На входе в пустой зал клуба Зингера передернуло — прямо со стены, под висящим на ней красным флагом на него смотрел портрет «отца народов» Иосифа Виссарионовича Сталина. Стараясь не смотреть на портрет усатого убийцы, писатель около получаса провел у приемника, пытаясь найти какую-нибудь интересную радиопередачу, а когда это занятие ему прискучило, огляделся и заметил стоявший в углу массивный письменный шкаф.

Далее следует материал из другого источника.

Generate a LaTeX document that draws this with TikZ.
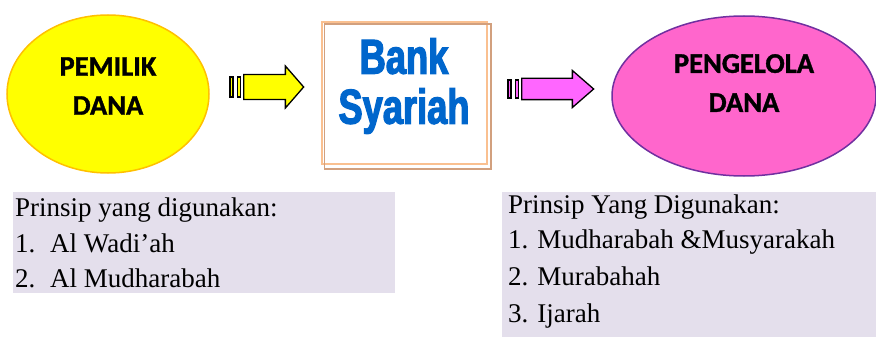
\documentclass[tikz,border=0pt]{standalone}
\usepackage{fontspec}
\setmainfont{Liberation Serif}
\newfontfamily\partyfont[FakeBold=1.2]{Carlito}
\newfontfamily\bankfont[FakeStretch=0.74,FakeBold=2.5]{Liberation Sans Bold}
\usetikzlibrary{positioning}
\usetikzlibrary{shapes,shapes.arrows}
\usetikzlibrary{calc}
\definecolor{partyyellow}{HTML}{FFFF00}
\definecolor{partyorange}{HTML}{FFC000}
\definecolor{partypink}{HTML}{FF66CC}
\definecolor{partypurple}{HTML}{7030A0}
\definecolor{arrowpink}{HTML}{FF66FF}
\definecolor{banklight}{HTML}{FAC090}
\definecolor{bankdark}{HTML}{D2A07E}
\definecolor{bankblue}{HTML}{0066CC}
\definecolor{infofill}{HTML}{E4DFEC}
\tikzstyle{party}=[ellipse,draw,line width=1.5pt,inner sep=0pt,align=center,font=\partyfont\bfseries\fontsize{28.5}{39}\selectfont]
\tikzstyle{bankbox}=[rectangle,draw=banklight,fill=white,line width=1.5pt,minimum width=165pt,minimum height=142pt]
\tikzstyle{banktext}=[text=bankblue,align=center,inner sep=0pt,font=\bankfont\fontsize{49}{50}\selectfont]
\tikzstyle{flowarrow}=[single arrow,draw=black,line width=1.3pt,inner xsep=0pt,single arrow head indent=0pt,anchor=tail]
\tikzstyle{stripe}=[rectangle,draw=black,line width=1.5pt,inner sep=0pt,minimum width=3pt]
\tikzstyle{infobox}=[rectangle,fill=infofill,inner sep=0pt,anchor=north west]
\tikzstyle{infotext}=[anchor=base west,inner sep=0pt,font=\fontsize{27}{36}\selectfont]

\begin{document}
\begin{tikzpicture}[x=1pt,y=-1pt]
    \useasboundingbox (0,0) rectangle (876,337);
    % First we draw the two parties and the bank
    \node[party,fill=partyyellow,draw=partyorange,minimum width=202pt,minimum height=158pt] (pemilik) at (108,94) {PEMILIK\\DANA\rule[-16pt]{0pt}{16pt}};
    \node[party,fill=partypink,draw=partypurple,minimum width=264pt,minimum height=160pt] (pengelola) at (744,96) {PENGELOLA\\DANA\rule[-26pt]{0pt}{26pt}};
    \node[bankbox] (bank) at (404.5,93) {};
    \draw[bankdark,line width=1.5pt] ($(bank.north west)+(3,3)$) rectangle ($(bank.south east)+(3,4)$);
    \node[banktext] (banklabel) at (404,86) {Bank\\Syariah};

    % Then the striped arrows in between
    \node[flowarrow,fill=partyyellow,inner ysep=10pt,minimum height=60pt,minimum width=42pt,single arrow tip angle=98] (arrow1) at (243,87) {};
    \node[stripe,fill=partyyellow,minimum height=20pt,anchor=east,left=2pt of arrow1.tail] (stripe1a) {};
    \node[stripe,fill=partyyellow,minimum height=20pt,anchor=east,left=3pt of stripe1a.west] (stripe1b) {};
    \node[flowarrow,fill=arrowpink,inner ysep=9pt,minimum height=72pt,minimum width=37pt,single arrow tip angle=82] (arrow2) at (521,89) {};
    \node[stripe,fill=arrowpink,minimum height=18pt,anchor=east,left=2pt of arrow2.tail] (stripe2a) {};
    \node[stripe,fill=arrowpink,minimum height=18pt,anchor=east,left=3pt of stripe2a.west] (stripe2b) {};

    % The two lists of principles
    \node[infobox,minimum width=382pt,minimum height=101pt] (kiri) at (13,192) {};
    \foreach \n/\dy/\txt in {0/24/{Prinsip yang digunakan:}, 1/60/{\makebox[35pt][l]{1.}Al Wadi'ah}, 2/95/{\makebox[35pt][l]{2.}Al Mudharabah}}
        \node[infotext] (kiri\n) at ($(kiri.north west)+(2,\dy)$) {\txt};
    \node[infobox,minimum width=374pt,minimum height=145pt] (kanan) at (502,192) {};
    \foreach \n/\dy/\txt in {0/21/{Prinsip Yang Digunakan:}, 1/56/{1. Mudharabah \&Musyarakah}, 2/93/{2. Murabahah}, 3/130/{3. Ijarah}}
        \node[infotext] (kanan\n) at ($(kanan.north west)+(6,\dy)$) {\txt};
\end{tikzpicture}
\end{document}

Это было как раз то, что нужно, — Зингер был уверен, что найдет в них книги Агнона, Бердичевского, Аша, Шолом-Алейхема и других еврейских классиков, и это поможет ему скоротать время. Однако с книжных полок на него смотрели ровные, роскошно изданные фолианты собраний сочинений Маркса и Энгельса, Ленина и Сталина. Он взял один из томов, открыл его наугад, и со страницы на него дохнуло забытой философской казуистикой и революционной риторикой.
Мысль о том, что на этих книгах выросло целое поколение израильских евреев, включая и его сына, вызвала у него едва ли не физическое чувство отвращения — никого, кроме ограниченных, непримиримых фанатиков, эти тома, по его мнению, вырастить не могли.

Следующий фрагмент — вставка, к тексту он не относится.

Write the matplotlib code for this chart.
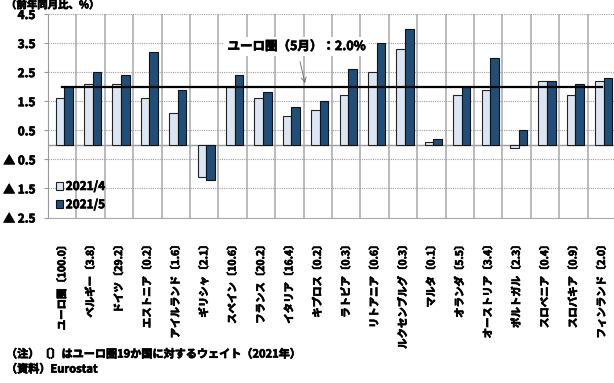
import numpy as np
import matplotlib
matplotlib.use("Agg")
import matplotlib.pyplot as plt
import matplotlib.patheffects as pe

plt.rcParams['font.family'] = ['Noto Sans CJK JP', 'DejaVu Sans']
plt.rcParams['font.weight'] = 'bold'

countries = ["ユーロ圏〔100.0〕", "ベルギー〔3.8〕", "ドイツ〔29.2〕", "エストニア〔0.2〕",
             "アイルランド〔1.6〕", "ギリシャ〔2.1〕", "スペイン〔10.6〕", "フランス〔20.2〕",
             "イタリア〔16.4〕", "キプロス〔0.2〕", "ラトビア〔0.3〕", "リトアニア〔0.6〕",
             "ルクセンブルグ〔0.3〕", "マルタ〔0.1〕", "オランダ〔5.5〕", "オーストリア〔3.4〕",
             "ポルトガル〔2.3〕", "スロベニア〔0.4〕", "スロバキア〔0.9〕", "フィンランド〔2.0〕"]
apr = [1.6, 2.1, 2.1, 1.6, 1.1, -1.1, 2.0, 1.6, 1.0, 1.2,
       1.7, 2.5, 3.3, 0.1, 1.7, 1.9, -0.1, 2.2, 1.7, 2.2]
may = [2.0, 2.5, 2.4, 3.2, 1.9, -1.2, 2.4, 1.8, 1.3, 1.5,
       2.6, 3.5, 4.0, 0.2, 2.0, 3.0, 0.5, 2.2, 2.1, 2.3]
euro_may = 2.0
yticks = [-2.5, -1.5, -0.5, 0.5, 1.5, 2.5, 3.5, 4.5]

# fake heavier weight
bold = [pe.withStroke(linewidth=0.5, foreground="black")]

fig = plt.figure(figsize=(6.14, 3.83), dpi=100)
ax = fig.add_axes([48/614, 1 - 217.5/383, 568/614, 203.5/383])

x = np.arange(len(countries))
w = 0.3
off = 0.07
ax.bar(x - w/2 + off, apr, w, color="#dce6f2", edgecolor="#222222", linewidth=0.8,
       label="2021/4", zorder=3)
ax.bar(x + w/2 + off, may, w, color="#1f4e79", edgecolor="#111111", linewidth=0.8,
       label="2021/5", zorder=3)

# euro area May reference line
ax.plot([x[0], x[-1]], [euro_may, euro_may], color="black", lw=1.6, zorder=4)

ax.set_xlim(-0.5, len(countries) - 0.5)
ax.set_ylim(-2.5, 4.5)
ax.set_yticks(yticks)
ax.set_yticklabels([f"▲ {abs(v):.1f}" if v < 0 else f"{v:.1f}" for v in yticks],
                   fontsize=8.5, fontweight="bold")
ax.yaxis.grid(True, color="#a0a0a0", linestyle=(0, (1, 1)), lw=0.8, zorder=0)
ax.axhline(0, color="#999999", lw=1.0, zorder=1)
# category separators
ax.vlines(np.arange(1, len(countries)) - 0.5, -2.5, 4.5, colors="#a8a8a8", lw=1.1, zorder=1)

ax.set_xticks(x)
ax.set_xticklabels(countries, rotation=90, fontsize=7.5, fontweight="bold")
ax.tick_params(axis="x", length=0, pad=16)
ax.tick_params(axis="y", length=3, color="#999999", pad=6)
for s in ["top", "right"]:
    ax.spines[s].set_visible(False)
ax.spines["left"].set_color("#999999")
ax.spines["bottom"].set_color("#aaaaaa")
ax.spines["bottom"].set_linestyle((0, (1, 1)))

ann = ax.annotate(f"ユーロ圏（5月）：{euro_may:.1f}%", xy=(8.55, 2.12), xytext=(8.25, 3.38),
                  ha="center", va="center", fontsize=9, fontweight="bold",
                  bbox=dict(boxstyle="square,pad=0.25", fc="white", ec="none"),
                  arrowprops=dict(arrowstyle="->", color="#666666", lw=0.6,
                                  shrinkA=4, shrinkB=0), zorder=5)

leg = ax.legend(loc="lower left", bbox_to_anchor=(0.0, -0.01), frameon=False,
                fontsize=8.5, handlelength=0.6, handleheight=0.6, handletextpad=0.2,
                labelspacing=0.45, borderaxespad=0.3)

texts = [ann] + list(leg.get_texts()) + ax.get_xticklabels() + ax.get_yticklabels()
texts.append(fig.text(6/614, 1.0, "（前年同月比、%）", fontsize=7.5, fontweight="bold", va="top"))
texts.append(fig.text(6/614, 1 - 354/383, "（注）〔〕はユーロ圏19か国に対するウェイト（2021年）",
                      fontsize=8, fontweight="bold", va="center"))
texts.append(fig.text(6/614, 1 - 369/383, "（資料）Eurostat", fontsize=8,
                      fontweight="bold", va="center"))
for t in texts:
    t.set_fontweight("bold")
    t.set_path_effects(bold)

fig.savefig("out.png", dpi=100)
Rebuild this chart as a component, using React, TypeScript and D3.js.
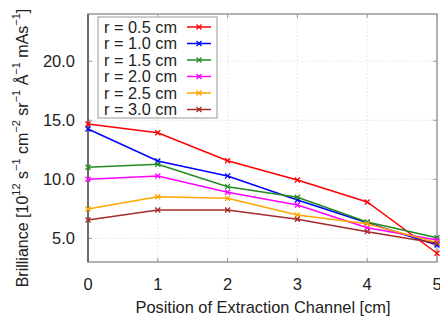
import React from "react";
import * as d3 from "d3";

const positions = [0, 1, 2, 3, 4, 5];
const seriesLabels = ["r = 0.5 cm", "r = 1.0 cm", "r = 1.5 cm", "r = 2.0 cm", "r = 2.5 cm", "r = 3.0 cm"];
const seriesColors = ["#ff0000", "#0000ff", "#228b22", "#ff00ff", "#ffa500", "#a52a2a"];
const r05 = [14.68, 13.95, 11.58, 9.94, 8.08, 3.74];
const r10 = [14.26, 11.55, 10.28, 8.25, 6.33, 4.44];
const r15 = [11.02, 11.27, 9.38, 8.48, 6.39, 5.06];
const r20 = [10.0, 10.28, 8.9, 7.83, 5.9, 4.86];
const r25 = [7.49, 8.53, 8.39, 6.98, 6.24, 4.63];
const r30 = [6.56, 7.4, 7.4, 6.62, 5.57, 4.58];
const seriesValues = [r05, r10, r15, r20, r25, r30];
const yTicks = [5, 10, 15, 20];
const xTicks = [0, 1, 2, 3, 4, 5];

const W = 440;
const H = 322;
const M = { left: 88, right: 437, top: 14, bottom: 262 };
const FONT = "'Liberation Sans', Arial, Helvetica, sans-serif";

export default function App() {
  const x = d3.scaleLinear().domain([0, 5]).range([M.left, M.right]);
  const y = d3.scaleLinear().domain([3, 24]).range([M.bottom, M.top]);
  const line = d3
    .line<number>()
    .x((_, i) => x(positions[i]))
    .y((d) => y(d));

  const legX = 98;
  const legY = 17;
  const legW = 119;
  const legH = 101;
  const rowH = 16.5;

  return (
    <svg
      width={W}
      height={H}
      style={{ position: "absolute", left: 0, top: 0, background: "#fff" }}
      fontFamily={FONT}
    >
      {/* grid */}
      {xTicks.slice(1, -1).map((t) => (
        <line key={"gx" + t} x1={x(t)} x2={x(t)} y1={M.top} y2={M.bottom} stroke="#dcdcdc" strokeWidth={0.8} strokeDasharray="1.5,2" />
      ))}
      {yTicks.map((t) => (
        <line key={"gy" + t} x1={M.left} x2={M.right} y1={y(t)} y2={y(t)} stroke="#dcdcdc" strokeWidth={0.8} strokeDasharray="1.5,2" />
      ))}
      {/* ticks */}
      {xTicks.map((t) => (
        <g key={"tx" + t}>
          <line x1={x(t)} x2={x(t)} y1={M.bottom} y2={M.bottom - 4} stroke="#999" strokeWidth={1} />
          <line x1={x(t)} x2={x(t)} y1={M.top} y2={M.top + 4} stroke="#999" strokeWidth={1} />
          <text x={x(t)} y={284} textAnchor="middle" dominantBaseline="central" fontSize={16.5} fill="#222">
            {t}
          </text>
        </g>
      ))}
      {yTicks.map((t) => (
        <g key={"ty" + t}>
          <line x1={M.left} x2={M.left + 4} y1={y(t)} y2={y(t)} stroke="#999" strokeWidth={1} />
          <line x1={M.right} x2={M.right - 4} y1={y(t)} y2={y(t)} stroke="#999" strokeWidth={1} />
          <text x={75} y={y(t)} textAnchor="end" dominantBaseline="central" fontSize={16.5} fill="#222">
            {t.toFixed(1)}
          </text>
        </g>
      ))}
      {/* border */}
      <rect x={M.left} y={M.top} width={M.right - M.left} height={M.bottom - M.top} fill="none" stroke="#999" strokeWidth={1.5} />
      <line x1={M.left} x2={M.left} y1={M.top} y2={M.bottom} stroke="#555" strokeWidth={1.5} />

      {/* series */}
      {seriesValues.map((vals, si) => (
        <g key={"s" + si}>
          <path d={line(vals) || ""} fill="none" stroke={seriesColors[si]} strokeWidth={1.5} />
          {vals.map((v, i) => (
            <path
              key={i}
              d={`M${x(positions[i]) - 2.5},${y(v) - 2.5}L${x(positions[i]) + 2.5},${y(v) + 2.5}M${x(positions[i]) - 2.5},${y(v) + 2.5}L${x(positions[i]) + 2.5},${y(v) - 2.5}`}
              stroke={seriesColors[si]}
              strokeWidth={1.3}
            />
          ))}
        </g>
      ))}

      {/* legend */}
      <rect x={legX} y={legY} width={legW} height={legH} fill="#fff" stroke="#999" strokeWidth={1} />
      {seriesLabels.map((lab, i) => {
        const cy = legY + 10 + i * rowH;
        return (
          <g key={"l" + i}>
            <text x={legX + 6} y={cy} dominantBaseline="central" fontSize={16} textLength={73} lengthAdjust="spacingAndGlyphs" fill="#222">
              {lab}
            </text>
            <line x1={187} x2={211} y1={cy} y2={cy} stroke={seriesColors[i]} strokeWidth={1.5} />
            <path d={`M196.5,${cy - 2.5}L201.5,${cy + 2.5}M196.5,${cy + 2.5}L201.5,${cy - 2.5}`} stroke={seriesColors[i]} strokeWidth={1.3} />
          </g>
        );
      })}

      {/* axis labels */}
      <text x={263} y={307} textAnchor="middle" dominantBaseline="central" fontSize={16.4} fill="#222">
        Position of Extraction Channel [cm]
      </text>
      <text
        transform={`translate(22,148) rotate(-90)`}
        textAnchor="middle"
        dominantBaseline="central"
        fontSize={16}
        fill="#222"
      >
        Brilliance [10
        <tspan dy={-6} fontSize={11}>12</tspan>
        <tspan dy={6}> s</tspan>
        <tspan dy={-6} fontSize={11}>−1</tspan>
        <tspan dy={6}> cm</tspan>
        <tspan dy={-6} fontSize={11}>−2</tspan>
        <tspan dy={6}> sr</tspan>
        <tspan dy={-6} fontSize={11}>−1</tspan>
        <tspan dy={6}> Å</tspan>
        <tspan dy={-6} fontSize={11}>−1</tspan>
        <tspan dy={6}> mAs</tspan>
        <tspan dy={-6} fontSize={11}>−1</tspan>
        <tspan dy={6}>]</tspan>
      </text>
    </svg>
  );
}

Воспоминания об этой своей первой поездке в Израиль Башевису-Зингеру пригодились много позже — во время работы над замечательной повестью «Раскаявшийся» (1973), когда ему понадобилось передать первые, самые сильные впечатления своего героя от Израиля:
«В Тель-Авиве было одно кафе, где собирались разные писатели и актеры. Я как-то случайно забрел туда. В молодости статьи о литературе и писателях меня занимали. Я читал книги, восхищался умением авторов словами выражать мысли и чувства своих героев, потаенные движения их сердец. Но когда я увидел их в этом кафе, на их лицах читалось то же, что и на лицах других: алчность, тщеславие, мелочность…
…После нескольких дней затворничества я начал встречаться со своими варшавскими знакомыми — друзьями, приятелями, с теми, с кем познакомился в Вильно, Москве и Ташкенте. Мне не нужно было их искать: я встретился с кем-то одним, и он сообщил о моем появлении прочим. Некоторых я увидел прямо там, в кафе на бульваре Дизенгофа. Начались объятия, трогательные слова, расспросы и воспоминания. Многие из моих знакомых погибли при Гитлере или умерли с голоду, или сгинули в сталинских лагерях… Почти все уцелевшие оказались здесь. Со всех сторон неслось: убит, умер, погиб, расстрелян. Весь Тель-Авив был одним огромным лагерем уцелевших. Вдовцы находили себе здесь новых жен, вдовы — новых мужей. Те из женщин, кто был еще молод, снова обзаводились детьми.
Приглашения сыпались на меня со всех сторон. Я постоянно покупал цветы и конфеты и вечно куда-то ехал на такси… Некоторые начали намекать или даже открыто просить, чтобы я помог им перебраться в Америку. Конечно, Израиль — это наша страна и наша надежда, но переварить святой язык и иудаизм в таких количествах не так-то просто. К тому же, шептали мне на ухо, здесь ничего невозможно добиться, если у тебя нет могущественных покровителей наверху. Нужно быть членом правильной партии или иметь хорошие связи. Здесь, как и везде, прав был сильный. А как иначе? Евреи ведь тоже люди…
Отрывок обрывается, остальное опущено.